Unfortunately, even considering that the Philippians PUP was written in 1988, the collection of commentaries recommended is fairly thin. Most are over 30 years old (meaning, they’d be over 60 years old now). Others are by popular authors like Wiersbe and Walvoord. But I suppose that can be fair. As with NIS, this is probably a decent learning tool for infants in Christ. By the time you’re done, you’ll know where everything in a book like Philippians is – even if you’re barely understanding, in some cases, the importance of what has been written.

What else? There are a lot more questions for readers to answer in PUP, but they’re all pretty much of the same variety as in NIS – “What do you think of this?” or “How can you apply this?” or “What does this text say about X?” In other words, merely inductive study. There are also a few curiosities here and there. Paul talks about circumcision in Philippians, but rather than explain what that is, PUP tells the reader to “look it up in a dictionary.” [73] Huh? One can only guess what a PUP on the Song of Solomon would look like.

Then, on page 95, Arthur says that she realizes that this study of Philippians can be a “little heavy” and she hopes she will not “overload you.” Really? This is stuff that would have been kindergarten material in the first century, but Arthur is worried that it is too hard?

And, there are a handful of unsatisfactory “leave ‘em hanging” comments. On page 102, Arthur points out that “evil” in Is. 45:7 should be translated “adversity”. That’s true, but no explanation is given as to why. The reader is left wondering what the answer is and why some English translations say “evil”.

In close, I suppose I should comment on Arthur’s qualifications to be a Bible teacher.
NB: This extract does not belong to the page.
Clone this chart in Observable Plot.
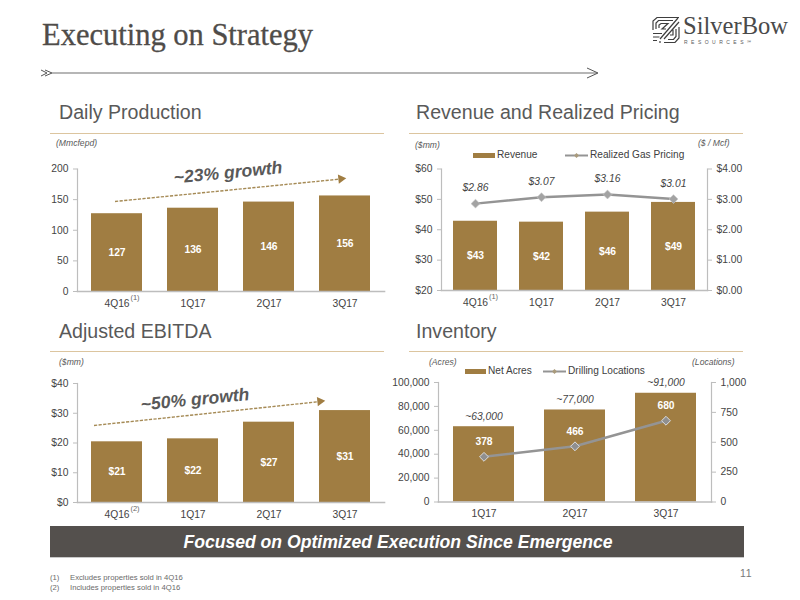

I can find none. The Precepts ministry apparently began as a home Bible study group, and Arthur has no relevant training in Biblical exegesis or exposition. It would be nice if our “stars” of Bible study came with somewhat deeper qualifications than this, but we really have no one but ourselves to blame for making them stars.

Maybe if Ben Witherington called everyone “Beloved,” he’d get a larger audience?